Is the Bored Ape Yacht Club twist to the Ethereum Name Service tale one of a kind?

Lavina Daryanani
Source: Markets Insider

Ethereum Name Service [ENS]—an open-source decentralized Internet naming protocol based on the Ethereum blockchain—became the talk of the crypto town when its tokens were airdropped in November last year. As such, the project was proposed back in 2017 and came into existence in 2017, but never really managed to gain mass traction at that time.

Domain names with the .eth suffix, are users’ cross-platform web3 usernames. They pretty much play the role of a bridge between crypto-wallets and the rest of the Internet.

The .eth trend has been quite inconsistent. As can be seen below, the number of monthly registrations witnessed a notable spike from the 23k-30k bracket to 80k-100k in the November-December period last year. In the subsequent months, however, the hype tire was punctured and the numbers started deflating.

Curiously, in April, the number shot up. With two more days left for the month to end, the number of .eth registrations is already at an all-time high. At press time, they explicitly stood at 132.9k.

Source: Dune Analytics

The BAYC twist

Let’s rewind a little bit before analyzing what caused the latest jump.

Ever heard of cybersquatting? Back when the Internet was in its early days, common people, especially the tech-savvy ones, used to block/buy well-known company/brand names as domain names. They, for a reason knew, that the dot com bubble was contagious and there’d come a point in time where everybody would jump onto the bandwagon.

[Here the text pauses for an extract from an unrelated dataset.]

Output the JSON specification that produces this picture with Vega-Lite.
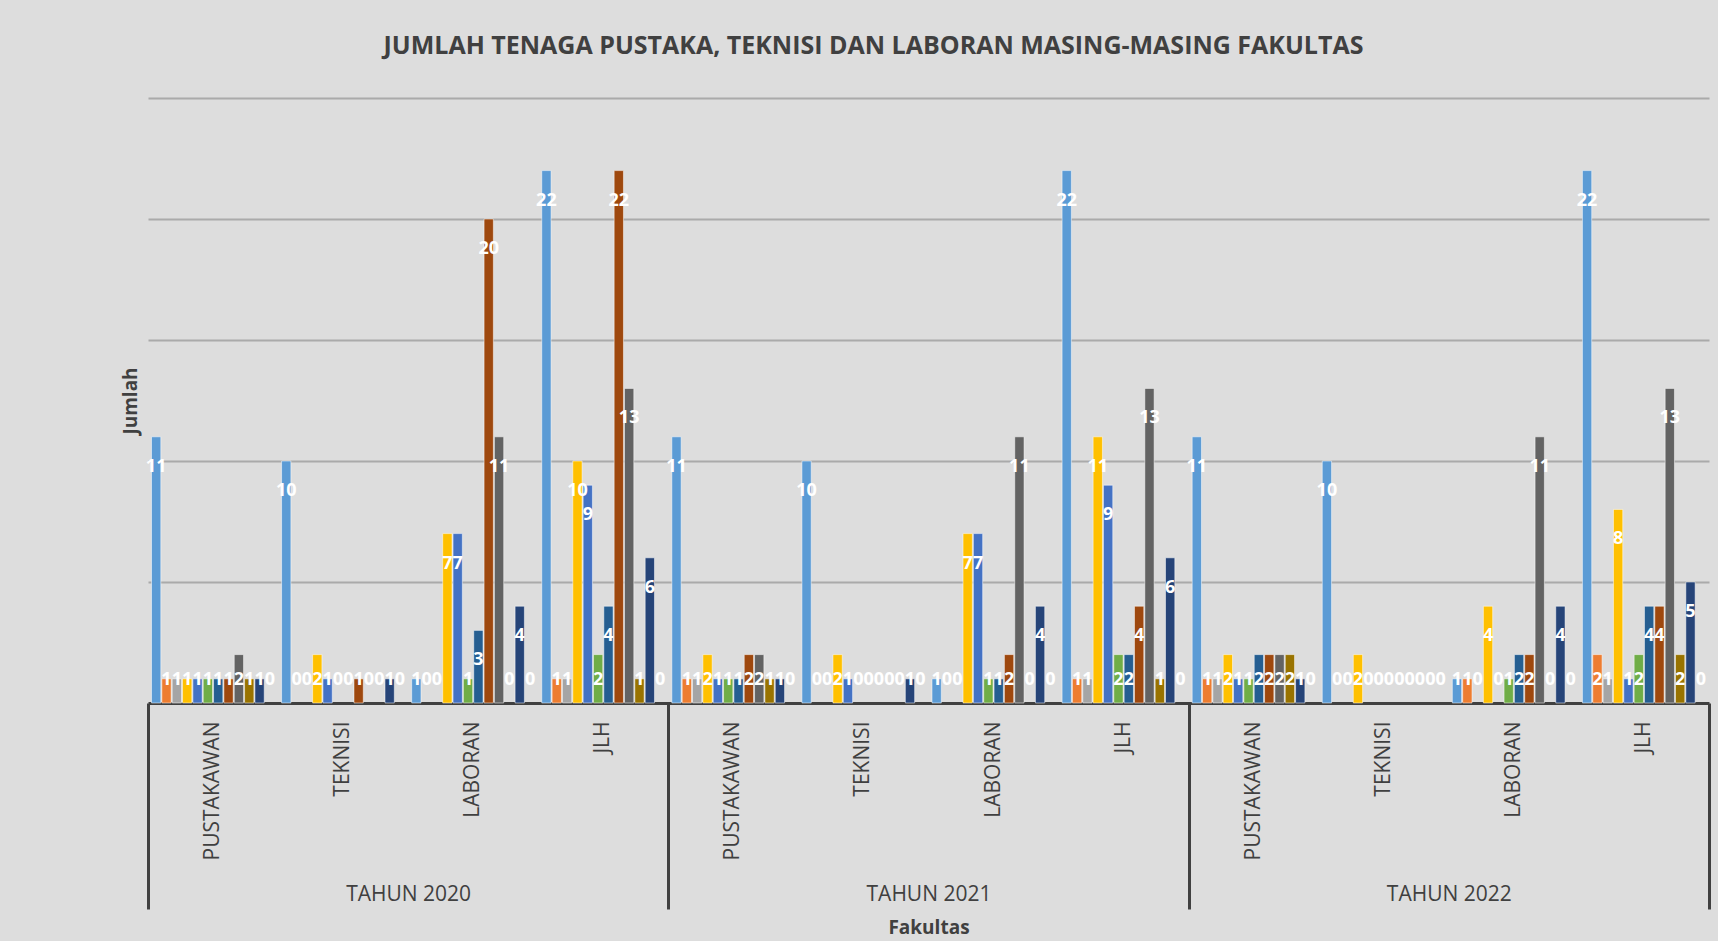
{
  "$schema": "https://vega.github.io/schema/vega-lite/v6.json",
  "width": 1561,
  "height": 605,
  "autosize": {"type": "none"},
  "padding": {"left": 148, "top": 98, "right": 9, "bottom": 238},
  "background": "#dddddd",
  "config": {"view": {"stroke": null}, "font": "Open Sans"},
  "title": {
    "text": "JUMLAH TENAGA PUSTAKA, TEKNISI DAN LABORAN MASING-MASING FAKULTAS",
    "fontSize": 25, "fontWeight": "bold", "color": "#404040", "font": "Open Sans",
    "anchor": "middle", "dx": -55, "offset": 39
  },
  "data": {"values": [
    {"tahun": "TAHUN 2020", "grup": "2020|PUSTAKAWAN", "F1": 11, "F2": 1, "F3": 1, "F4": 1, "F5": 1, "F6": 1, "F7": 1, "F8": 1, "F9": 2, "F10": 1, "F11": 1, "F12": 0},
    {"tahun": "TAHUN 2020", "grup": "2020|TEKNISI", "F1": 10, "F2": 0, "F3": 0, "F4": 2, "F5": 1, "F6": 0, "F7": 0, "F8": 1, "F9": 0, "F10": 0, "F11": 1, "F12": 0},
    {"tahun": "TAHUN 2020", "grup": "2020|LABORAN", "F1": 1, "F2": 0, "F3": 0, "F4": 7, "F5": 7, "F6": 1, "F7": 3, "F8": 20, "F9": 11, "F10": 0, "F11": 4, "F12": 0},
    {"tahun": "TAHUN 2020", "grup": "2020|JLH", "F1": 22, "F2": 1, "F3": 1, "F4": 10, "F5": 9, "F6": 2, "F7": 4, "F8": 22, "F9": 13, "F10": 1, "F11": 6, "F12": 0},
    {"tahun": "TAHUN 2021", "grup": "2021|PUSTAKAWAN", "F1": 11, "F2": 1, "F3": 1, "F4": 2, "F5": 1, "F6": 1, "F7": 1, "F8": 2, "F9": 2, "F10": 1, "F11": 1, "F12": 0},
    {"tahun": "TAHUN 2021", "grup": "2021|TEKNISI", "F1": 10, "F2": 0, "F3": 0, "F4": 2, "F5": 1, "F6": 0, "F7": 0, "F8": 0, "F9": 0, "F10": 0, "F11": 1, "F12": 0},
    {"tahun": "TAHUN 2021", "grup": "2021|LABORAN", "F1": 1, "F2": 0, "F3": 0, "F4": 7, "F5": 7, "F6": 1, "F7": 1, "F8": 2, "F9": 11, "F10": 0, "F11": 4, "F12": 0},
    {"tahun": "TAHUN 2021", "grup": "2021|JLH", "F1": 22, "F2": 1, "F3": 1, "F4": 11, "F5": 9, "F6": 2, "F7": 2, "F8": 4, "F9": 13, "F10": 1, "F11": 6, "F12": 0},
    {"tahun": "TAHUN 2022", "grup": "2022|PUSTAKAWAN", "F1": 11, "F2": 1, "F3": 1, "F4": 2, "F5": 1, "F6": 1, "F7": 2, "F8": 2, "F9": 2, "F10": 2, "F11": 1, "F12": 0},
    {"tahun": "TAHUN 2022", "grup": "2022|TEKNISI", "F1": 10, "F2": 0, "F3": 0, "F4": 2, "F5": 0, "F6": 0, "F7": 0, "F8": 0, "F9": 0, "F10": 0, "F11": 0, "F12": 0},
    {"tahun": "TAHUN 2022", "grup": "2022|LABORAN", "F1": 1, "F2": 1, "F3": 0, "F4": 4, "F5": 0, "F6": 1, "F7": 2, "F8": 2, "F9": 11, "F10": 0, "F11": 4, "F12": 0},
    {"tahun": "TAHUN 2022", "grup": "2022|JLH", "F1": 22, "F2": 2, "F3": 1, "F4": 8, "F5": 1, "F6": 2, "F7": 4, "F8": 4, "F9": 13, "F10": 2, "F11": 5, "F12": 0}
  ]},
  "layer": [
    {
      "transform": [{"fold": ["F1", "F2", "F3", "F4", "F5", "F6", "F7", "F8", "F9", "F10", "F11", "F12"], "as": ["fak", "jumlah"]}],
      "encoding": {
        "x": {
          "field": "grup", "type": "nominal",
          "scale": {
            "domain": ["2020|PUSTAKAWAN", "2020|TEKNISI", "2020|LABORAN", "2020|JLH", "2021|PUSTAKAWAN", "2021|TEKNISI", "2021|LABORAN", "2021|JLH", "2022|PUSTAKAWAN", "2022|TEKNISI", "2022|LABORAN", "2022|JLH"],
            "paddingInner": 0.046, "paddingOuter": 0.023
          },
          "axis": {
            "orient": "bottom", "title": null, "labelExpr": "split(datum.label, '|')[1]",
            "labelAngle": 270, "labelFontSize": 21, "labelColor": "#404040", "labelFont": "Open Sans",
            "labelPadding": 18, "ticks": false, "domainColor": "#404040", "domainWidth": 3,
            "grid": false, "labelOverlap": false, "labelBound": false
          }
        },
        "xOffset": {
          "field": "fak", "type": "nominal",
          "scale": {"domain": ["F1", "F2", "F3", "F4", "F5", "F6", "F7", "F8", "F9", "F10", "F11", "F12"], "paddingInner": 0.1, "paddingOuter": 0.05}
        },
        "y": {
          "field": "jumlah", "type": "quantitative",
          "scale": {"domain": [0, 25], "nice": false},
          "axis": {
            "title": "Jumlah", "titleFontSize": 19, "titleFontWeight": "bold", "titleColor": "#404040",
            "titleFont": "Open Sans", "titlePadding": 8, "labels": false, "ticks": false, "domain": false,
            "grid": true, "gridColor": "#aaaaaa", "gridWidth": 2, "values": [5, 10, 15, 20, 25]
          }
        }
      },
      "layer": [
        {
          "transform": [{"filter": "datum.jumlah > 0"}],
          "mark": {"type": "bar", "stroke": "#ffffff", "strokeOpacity": 0.5, "strokeWidth": 1},
          "encoding": {
            "color": {
              "field": "fak", "type": "nominal", "legend": null,
              "scale": {
                "domain": ["F1", "F2", "F3", "F4", "F5", "F6", "F7", "F8", "F9", "F10", "F11", "F12"],
                "range": ["#5B9BD5", "#ED7D31", "#A5A5A5", "#FFC000", "#4472C4", "#70AD47", "#255E91", "#9E480E", "#636363", "#997300", "#264478", "#43682B"]
              }
            }
          }
        },
        {
          "transform": [{"filter": "datum.jumlah >= 3"}],
          "mark": {"type": "text", "color": "#ffffff", "fontWeight": "bold", "fontSize": 18, "font": "Open Sans", "baseline": "middle", "dy": 30},
          "encoding": {"text": {"field": "jumlah", "type": "quantitative"}}
        },
        {
          "transform": [{"filter": "datum.jumlah < 3"}],
          "mark": {"type": "text", "color": "#ffffff", "fontWeight": "bold", "fontSize": 18, "font": "Open Sans", "baseline": "middle", "dy": 1},
          "encoding": {"y": {"datum": 1, "type": "quantitative"}, "text": {"field": "jumlah", "type": "quantitative"}}
        }
      ]
    },
    {
      "mark": {"type": "rect", "opacity": 0},
      "encoding": {
        "x": {
          "field": "tahun", "type": "nominal",
          "scale": {"domain": ["TAHUN 2020", "TAHUN 2021", "TAHUN 2022"], "paddingInner": 0, "paddingOuter": 0},
          "axis": {
            "orient": "bottom", "title": "Fakultas", "titleFontSize": 19, "titleFontWeight": "bold",
            "titleColor": "#404040", "titleFont": "Open Sans", "titlePadding": 15,
            "domain": false, "ticks": true, "tickBand": "extent", "tickSize": 206, "tickWidth": 3,
            "tickColor": "#404040", "labelFontSize": 21, "labelColor": "#404040", "labelFont": "Open Sans",
            "labelPadding": -15, "labelBaseline": "middle", "labelAngle": 0, "grid": false
          }
        }
      }
    }
  ],
  "resolve": {"scale": {"x": "independent"}, "axis": {"x": "independent"}}
}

Their ultimate motive to do so was to re-sell them to the OG brands/companies at a high-profit margin at a later stage when things became mainstream. While a few succeeded, the rest failed and left the arena.

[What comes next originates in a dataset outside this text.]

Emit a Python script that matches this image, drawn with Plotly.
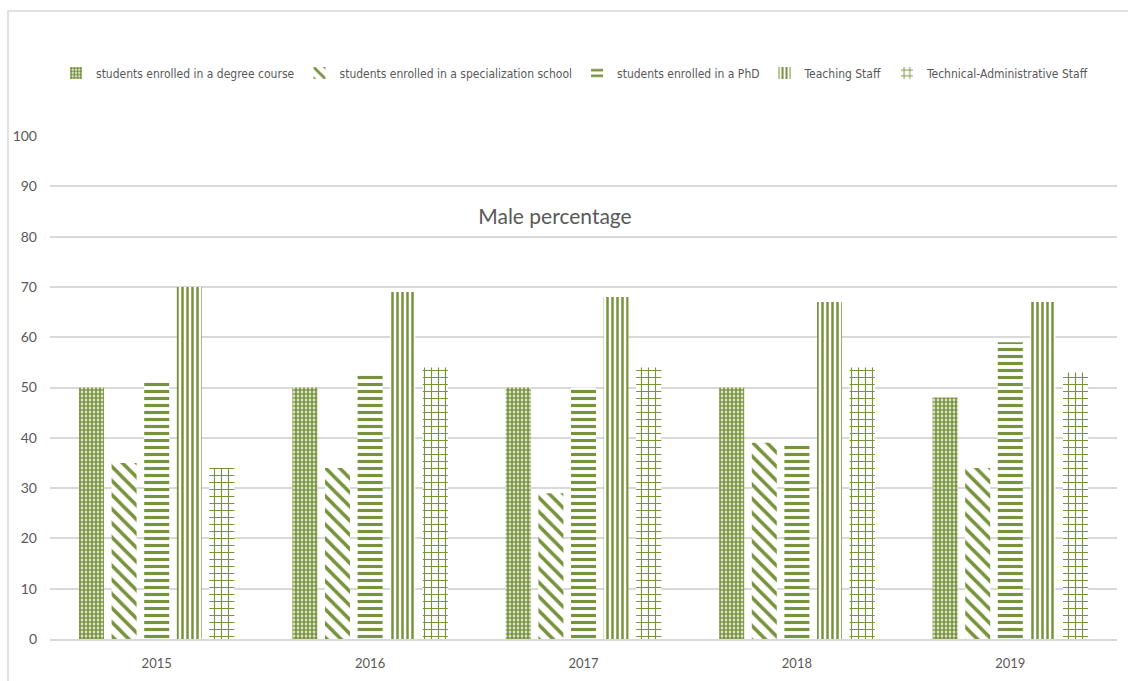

Notably, a similar trend was observed for ENS domain registrations last year. People started cherry-picking prominent names and were ready to shell out large amounts of ETH to acquire the same.

Fast forwarding the fizzled out phase, and reaching directly to 27 April, the transaction volume of ENS domain names reached 788.55 ETH, creating the largest single-day txn record.

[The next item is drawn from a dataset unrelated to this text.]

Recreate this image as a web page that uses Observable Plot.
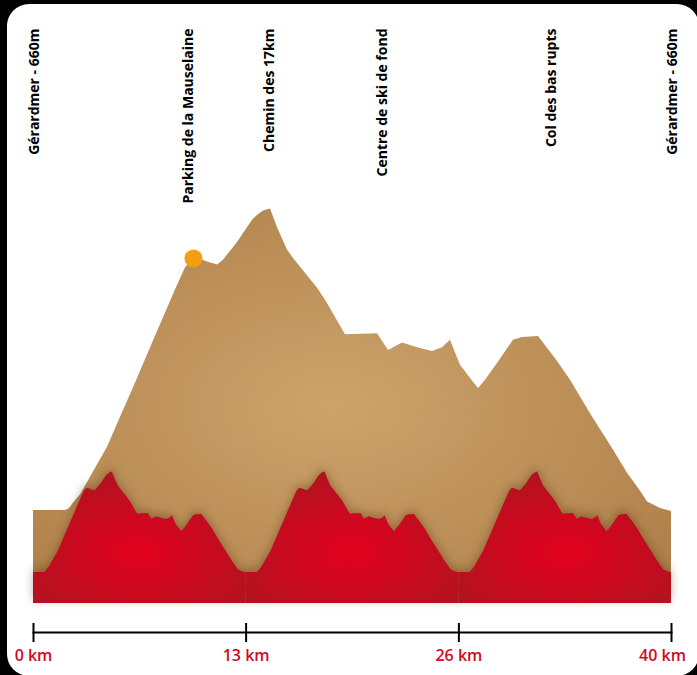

Interestingly, as can be seen below, the main transactions were 4-digit domain names. “8541.eth” was sold to was sold for 0.3 Ethereum to a user, while “0460.eth” was sold for 0.345 Ethereum.

Source: Twitter

Right off the bat, Bored Ape Yacht Club [BAYC] is a collection of 10,000 Bored Ape NFTs. Each NFT is identified by a # followed by a string of numbers. So, at this point, the rise in the number of numerical names hints toward the fact that BAYC NFT HODLers are buying domain .eth domain names to match their NFT numbers.

Confirming the said trend, Chinese journalist Colin Wu tweeted,

“BAYC holders want to have ENS domain names that match their numbers.”

Perhaps, at a later stage when these HODLers sell their NFTs to realize gains, they might as well end up selling their domain names at a profit. Well, that will only happen only if the whole .eth frenzy remains apropos.